FYI, I dug into the error and found where the issue is coming from: promptflow.tracing._openai_utils.py.OpenAIMetricsCalculator._get_prompt_tokens_from_messages, specifically at prompt_tokens += len(enc.encode(value)). If I commented out this, the batch run works.

I'm using langchain's Agent API and here is my python node codes for you to debug.

from typing import Dict

from langchain.agents import AgentExecutor, create_openai_functions_agent
from langchain_benchmarks import registry
from langchain_core.prompts import ChatPromptTemplate, SystemMessagePromptTemplate, HumanMessagePromptTemplate, MessagesPlaceholder, PromptTemplate
from langchain_openai import AzureChatOpenAI

from promptflow.core import tool
from promptflow.connections import AzureOpenAIConnection

@tool
def langchain_tool(
    question: str,
    prompt_template: str,
    chat_model: str,
    conn: AzureOpenAIConnection,
) -> Dict:
    """
    A tool that uses the language model to answer a question based on a prompt template
    
    Args:
        question: User question
        prompt_template: Template for the prompt
        chat_model: Deployment name to use
        conn: Azure OpenAI connection object
    """
    prompt = ChatPromptTemplate.from_messages([
        SystemMessagePromptTemplate(prompt=PromptTemplate(input_variables=[], template=prompt_template)),
        HumanMessagePromptTemplate(prompt=PromptTemplate(input_variables=['question'], template='{question}')),
        MessagesPlaceholder(variable_name='agent_scratchpad')
    ])

    llm = AzureChatOpenAI(
        model=chat_model,
        temperature=0,
        azure_endpoint=conn.api_base,
        api_version=conn.api_version,
        api_key=conn.api_key,
    )

    task = registry["Tool Usage - Relational Data"]
    env = task.create_environment()
    tools = env.tools

    agent = create_openai_functions_agent(llm=llm, tools=tools, prompt=prompt)
    agent_executor = AgentExecutor(
        agent=agent,
        tools=tools,
        verbose=True,
        handle_parsing_errors=True,
        return_intermediate_steps=True,
    )

    res = agent_executor.invoke({
        "question": question,
    })
    # We only want to know the step (tool) names
    res['intermediate_steps'] = [agent_action[0].tool for agent_action in res['intermediate_steps']]

    return res

loomlike avatar Apr 09 '24 08:04 loomlike

@loomlike Thank you for your information, it is a bug in such scenario, we will fix it.

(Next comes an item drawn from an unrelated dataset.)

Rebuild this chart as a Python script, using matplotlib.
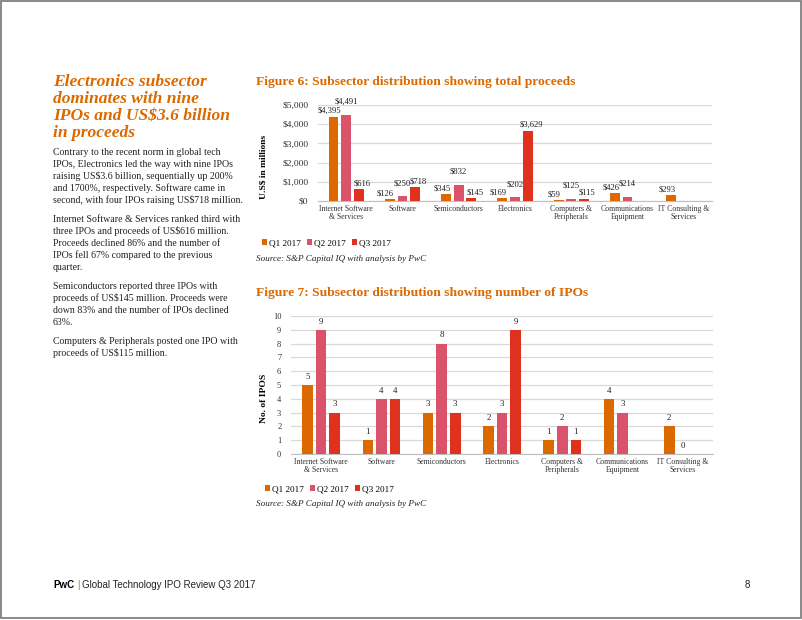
"""PwC Global Technology IPO Review Q3 2017 - page 8, subsector charts."""

import numpy as np
import matplotlib
matplotlib.use("Agg")
import matplotlib.pyplot as plt
from matplotlib.patches import Rectangle
from matplotlib.ticker import FuncFormatter

W, H = 802, 620
ORANGE = "#dc6900"
PINK = "#db536a"
RED = "#e0301e"
SERIF = ["Liberation Serif", "DejaVu Serif"]
SANS = ["Liberation Sans", "DejaVu Sans"]

categories = ["Internet Software\n& Services", "Software", "Semiconductors",
              "Electronics", "Computers &\nPeripherals",
              "Communications\nEquipment", "IT Consulting &\nServices"]
quarters = ["Q1 2017", "Q2 2017", "Q3 2017"]

# proceeds, US$ millions (None = no bar)
proceeds_q1 = [4395, 126, 345, 169, 59, 426, 293]
proceeds_q2 = [4491, 250, 832, 202, 125, 214, None]
proceeds_q3 = [616, 718, 145, 3629, 115, None, None]

# number of IPOs
ipos_q1 = [5, 1, 3, 2, 1, 4, 2]
ipos_q2 = [9, 4, 8, 3, 2, 3, 0]
ipos_q3 = [3, 4, 3, 9, 1, None, None]

heading = ["Electronics subsector", "dominates with nine",
           "IPOs and US$3.6 billion", "in proceeds"]
paragraphs = [
    ["Contrary to the recent norm in global tech",
     "IPOs, Electronics led the way with nine IPOs",
     "raising US$3.6 billion, sequentially up 200%",
     "and 1700%, respectively. Software came in",
     "second, with four IPOs raising US$718 million."],
    ["Internet Software & Services ranked third with",
     "three IPOs and proceeds of US$616 million.",
     "Proceeds declined 86% and the number of",
     "IPOs fell 67% compared to the previous",
     "quarter."],
    ["Semiconductors reported three IPOs with",
     "proceeds of US$145 million. Proceeds were",
     "down 83% and the number of IPOs declined",
     "63%."],
    ["Computers & Peripherals posted one IPO with",
     "proceeds of US$115 million."],
]
source = "Source: S&P Capital IQ with analysis by PwC"


def box(l, t, r, b):
    return [l / W, 1 - b / H, (r - l) / W, (b - t) / H]


def ftext(fig, x, y, s, **kw):
    kw.setdefault("family", SERIF)
    kw.setdefault("va", "baseline")
    return fig.text(x / W, 1 - y / H, s, **kw)


def grouped_bars(ax, series, fmt, label_size, pads=(1.5, 1.5, 1.5),
                 shifts=(0, 0, 0)):
    x = np.arange(len(categories))
    colors = [ORANGE, PINK, RED]
    for k, (vals, col, name) in enumerate(zip(series, colors, quarters)):
        idx = [i for i, v in enumerate(vals) if v is not None]
        v = [vals[i] for i in idx]
        bars = ax.bar(x[idx] + (k - 1) * 0.225, v, width=0.175, color=col,
                      label=name, zorder=3)
        anns = ax.bar_label(bars, labels=[fmt.format(a) for a in v],
                            padding=pads[k], fontsize=label_size,
                            family=SERIF, color="#222222")
        for a in anns:
            a.xyann = (shifts[k], pads[k])
    ax.set_xlim(-0.5, len(categories) - 0.5)
    ax.set_xticks(x)
    ax.set_xticklabels(categories, fontsize=5.6, family=SERIF, linespacing=0.95)
    ax.tick_params(axis="x", length=0, pad=3, colors="#333333")
    ax.tick_params(axis="y", length=0, pad=7, colors="#333333")
    for s in ["top", "right", "left"]:
        ax.spines[s].set_visible(False)
    ax.spines["bottom"].set_color("#bfbfbf")
    ax.grid(axis="y", color="#d9d9d9", linewidth=0.9, zorder=0)
    ax.set_axisbelow(True)


def add_legend(fig, ax, x, y):
    ax.legend(loc="center left", bbox_to_anchor=(x / W, 1 - y / H),
              bbox_transform=fig.transFigure, ncol=3, frameon=False,
              prop={"family": SERIF, "size": 6.6}, handlelength=0.55,
              handleheight=0.55, handletextpad=0.2, columnspacing=0.7,
              borderaxespad=0, borderpad=0)


fig = plt.figure(figsize=(W / 100, H / 100), dpi=100)

# page border
fig.patches.append(Rectangle((0.6 / W, 1.6 / H), 800 / W, 617 / H,
                             transform=fig.transFigure, fill=False,
                             edgecolor="#808080", linewidth=1.3))

# left column
for i, line in enumerate(heading):
    ftext(fig, 53, 86 + 17 * i, line, fontsize=12.6, weight="bold",
          style="italic", color=ORANGE)
y = 155
for para in paragraphs:
    for line in para:
        ftext(fig, 53, y, line, fontsize=7.1, color="#222222")
        y += 12
    y += 7

# Figure 6
ftext(fig, 256, 85, "Figure 6: Subsector distribution showing total proceeds",
      fontsize=9.7, weight="bold", color=ORANGE)
ax1 = fig.add_axes(box(318, 105, 712, 201))
grouped_bars(ax1, [proceeds_q1, proceeds_q2, proceeds_q3], "${:,.0f}", 6.2,
             pads=(1.0, 6.5, 1.5), shifts=(-3, 0, 2.5))
ax1.set_ylim(0, 5000)
ax1.set_yticks(range(0, 5001, 1000))
ax1.yaxis.set_major_formatter(FuncFormatter(lambda v, p: f"${v:,.0f}"))
for t in ax1.get_yticklabels():
    t.set_fontsize(6.8)
    t.set_family(SERIF)
ftext(fig, 264, 167, "U.S$ in millions", fontsize=6.8, weight="bold",
      rotation=90, va="center", ha="center")
add_legend(fig, ax1, 262, 243)
ftext(fig, 256, 261, source, fontsize=6.6, style="italic", color="#222222")

# Figure 7
ftext(fig, 256, 296, "Figure 7: Subsector distribution showing number of IPOs",
      fontsize=9.7, weight="bold", color=ORANGE)
ax2 = fig.add_axes(box(291, 316, 713, 454))
grouped_bars(ax2, [ipos_q1, ipos_q2, ipos_q3], "{}", 6.4, pads=(3, 3, 3))
ax2.set_ylim(0, 10)
ax2.set_yticks(range(0, 11))
for t in ax2.get_yticklabels():
    t.set_fontsize(6.0)
    t.set_family(SERIF)
ftext(fig, 264, 398, "No. of IPOS", fontsize=6.8, weight="bold",
      rotation=90, va="center", ha="center")
add_legend(fig, ax2, 265, 489)
ftext(fig, 256, 506, source, fontsize=6.6, style="italic", color="#222222")

# footer
ftext(fig, 53, 588, "PwC", fontsize=7, weight="bold", family=SANS)
ftext(fig, 77, 588, "|", fontsize=7, family=SANS, color=ORANGE)
ftext(fig, 82, 588, "Global Technology IPO Review Q3 2017", fontsize=7,
      family=SANS, color="#222222")
ftext(fig, 745, 588, "8", fontsize=7, family=SANS, color="#222222")

fig.savefig("out.png", dpi=100, facecolor="white")
plt.close(fig)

thy09 avatar Apr 10 '24 05:04 thy09

Hi, we're sending this friendly reminder because we haven't heard back from you in 30 days. We need more information about this issue to help address it. Please be sure to give us your input. If we don't hear back from you within 7 days of this comment, the issue will be automatically closed. Thank you!

github-actions[bot] avatar May 10 '24 21:05 github-actions[bot]